FRACTION: Is it such an either-or prospect? Does one wholly negate the other?
CASEY: Not at all, but I do think that, in this industry, one influences the other in strikingly significant ways. Sometimes good, sometimes bad. I may be selling out the concept of “art”, but I guess I do consider the career ramifications of the ideas I come up, whether or not I’m going to follow through with them, who I might pitch them to, etc. It’s also a time management issue, deciding which projects are more cost effective for me do put time into.
God help me…
Anyway, I guess there is a self-consciousness involved. One that I can’t get out from under, even if I wanted to. I’ve certainly made decisions based on my own outlook on being an “artist,” but I’m wondering what the ratio is for myself… and whether or not I followed the correct internal advice. Were there times when I should’ve chosen art over career? Or vice versa? Definitely…
FRACTION: I might be naive, or at least just lying (either to you or to myself), when I say that I’ve not felt that too terribly acutely yet.
I’ve known when I’ve pitched things that they were or weren’t terribly commercial ideas, but it’s not ever stopped me from going for it. I mean, who knows? Maybe that’s why my pitch file outnumbers my published file. Maybe this whole day job dilettante thing is a sham I cling to, a public– and private, honestly– defense against why I lack the rigors of what it really takes to be a full-time comics writer, you know? Maybe it’s easier to pretend that I don’t want to dance rather than admit that I just can’t.

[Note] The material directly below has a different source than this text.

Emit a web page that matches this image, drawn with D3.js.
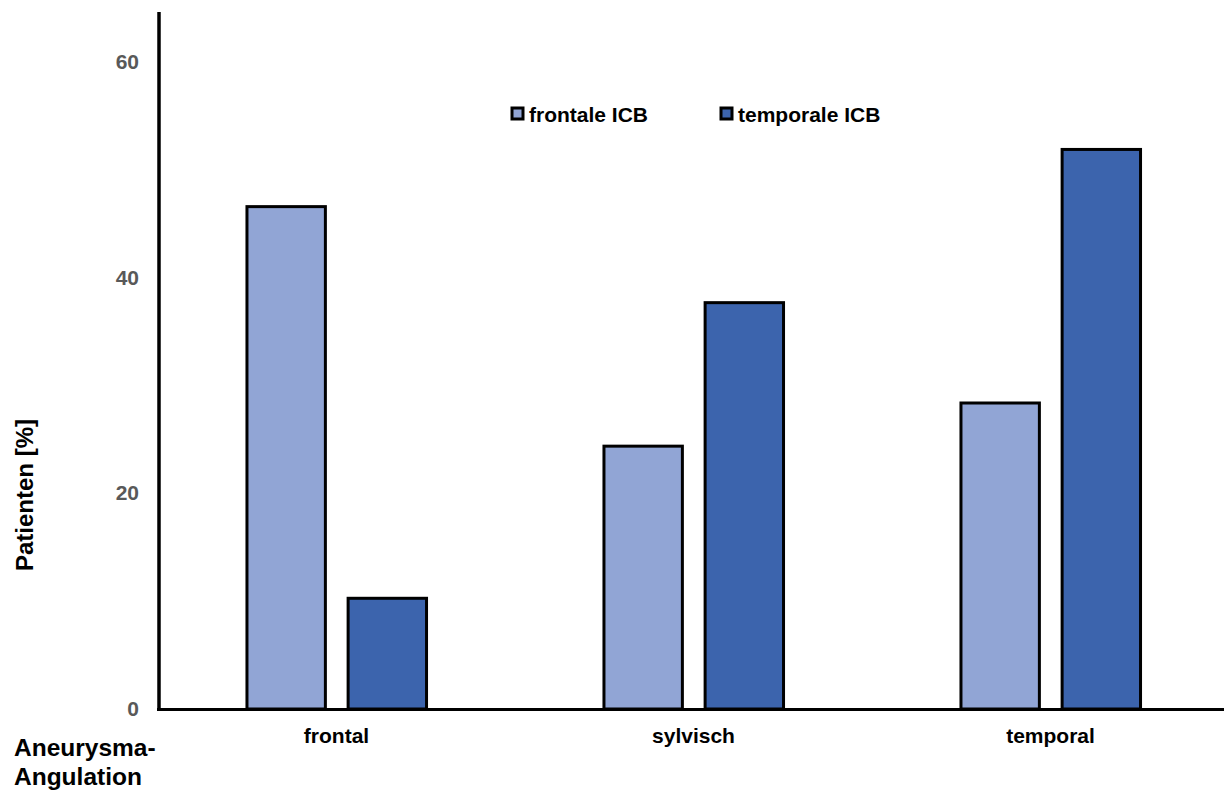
<!DOCTYPE html>
<html>
<head>
<meta charset="utf-8">
<script src="https://cdn.jsdelivr.net/npm/d3@7"></script>
<style>
  html, body { margin: 0; padding: 0; background: #fff; }
  svg { display: block; font-family: "Liberation Sans", Arial, sans-serif; font-weight: bold; }
</style>
</head>
<body>
<svg id="chart" width="1224" height="796"></svg>
<script>
const categories = ["frontal", "sylvisch", "temporal"];
const seriesNames = ["frontale ICB", "temporale ICB"];
const frontaleICB = [46.7, 24.5, 28.5];
const temporaleICB = [10.4, 37.8, 52.0];
const yTicks = [0, 20, 40, 60];
const colors = ["#91A5D5", "#3C64AD"];

const seriesValues = [frontaleICB, temporaleICB];
const svg = d3.select("#chart");

const x0 = d3.scaleBand().domain(categories).range([158, 1229]).paddingInner(0.49).paddingOuter(0.245);
const x1 = d3.scaleBand().domain(seriesNames).range([0, x0.bandwidth()]).paddingInner(0.2).paddingOuter(0);
const y = d3.scaleLinear().domain([0, 64.6]).range([709, 12]);

// bars
const groups = svg.append("g").selectAll("g")
  .data(categories)
  .join("g")
  .attr("transform", d => `translate(${x0(d)},0)`);

groups.selectAll("rect")
  .data((c, i) => seriesNames.map((s, j) => ({ s, v: seriesValues[j][i], j })))
  .join("rect")
  .attr("x", d => x1(d.s) + 1.5)
  .attr("width", x1.bandwidth() - 2.5)
  .attr("y", d => y(d.v) + 1.5)
  .attr("height", d => y(0) - y(d.v) - 1.5)
  .attr("fill", d => colors[d.j])
  .attr("stroke", "#000")
  .attr("stroke-width", 3);

// y axis
const yAxis = d3.axisLeft(y).tickValues(yTicks).tickSize(0).tickPadding(20);
const yg = svg.append("g").attr("transform", "translate(159,0)").call(yAxis);
yg.select(".domain").remove();
yg.selectAll("text")
  .attr("fill", "#595959")
  .attr("font-size", 21)
  .attr("font-weight", "bold")
  .attr("font-family", '"Liberation Sans", Arial, sans-serif');

svg.append("line")
  .attr("x1", 159).attr("x2", 159)
  .attr("y1", y.range()[1]).attr("y2", y(0) + 2)
  .attr("stroke", "#000").attr("stroke-width", 3.5);

// x axis
const xAxis = d3.axisBottom(x0).tickSize(0).tickPadding(19);
const xg = svg.append("g").attr("transform", `translate(0,${y(0)})`).call(xAxis);
xg.select(".domain").remove();
xg.selectAll("text")
  .attr("fill", "#000")
  .attr("font-size", 21)
  .attr("font-weight", "bold")
  .attr("font-family", '"Liberation Sans", Arial, sans-serif');

svg.append("line")
  .attr("x1", 157).attr("x2", 1224)
  .attr("y1", y(0) + 0.5).attr("y2", y(0) + 0.5)
  .attr("stroke", "#000").attr("stroke-width", 3);

// axis titles
svg.append("text")
  .attr("transform", "translate(33,495) rotate(-90)")
  .attr("text-anchor", "middle")
  .attr("font-size", 24)
  .attr("fill", "#000")
  .text("Patienten [%]");

svg.append("text")
  .attr("x", 14).attr("y", 756)
  .attr("font-size", 24.5)
  .attr("fill", "#000")
  .text("Aneurysma-");
svg.append("text")
  .attr("x", 14).attr("y", 785)
  .attr("font-size", 24.5)
  .attr("fill", "#000")
  .text("Angulation");

// legend
const legendX = [512, 721];
const leg = svg.append("g").selectAll("g")
  .data(seriesNames)
  .join("g")
  .attr("transform", (d, i) => `translate(${legendX[i]},108)`);
leg.append("rect")
  .attr("width", 11).attr("height", 11)
  .attr("fill", (d, i) => colors[i])
  .attr("stroke", "#000").attr("stroke-width", 3);
leg.append("text")
  .attr("x", 17).attr("y", 14)
  .attr("font-size", 21)
  .attr("fill", "#000")
  .text(d => d);
</script>
</body>
</html>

These aren’t fun questions to ask.
So I try to keep moving and, honestly, not think about it. It might be a sham, but it’s my sham and I’m sticking to it.
CASEY: I gotcha. Shark-like behavior. Keep moving or drown. More power to ya’, my friend.
But, as Bowie once said, put on your red shoes and dance the blues. You’re on your way to the promised land. You’ll be questioning your self-worth in this odd business soon enough.
Hell, you wrote a WOLVERINE story. Day job or not… you’re in the club. And we’re damn glad to have you.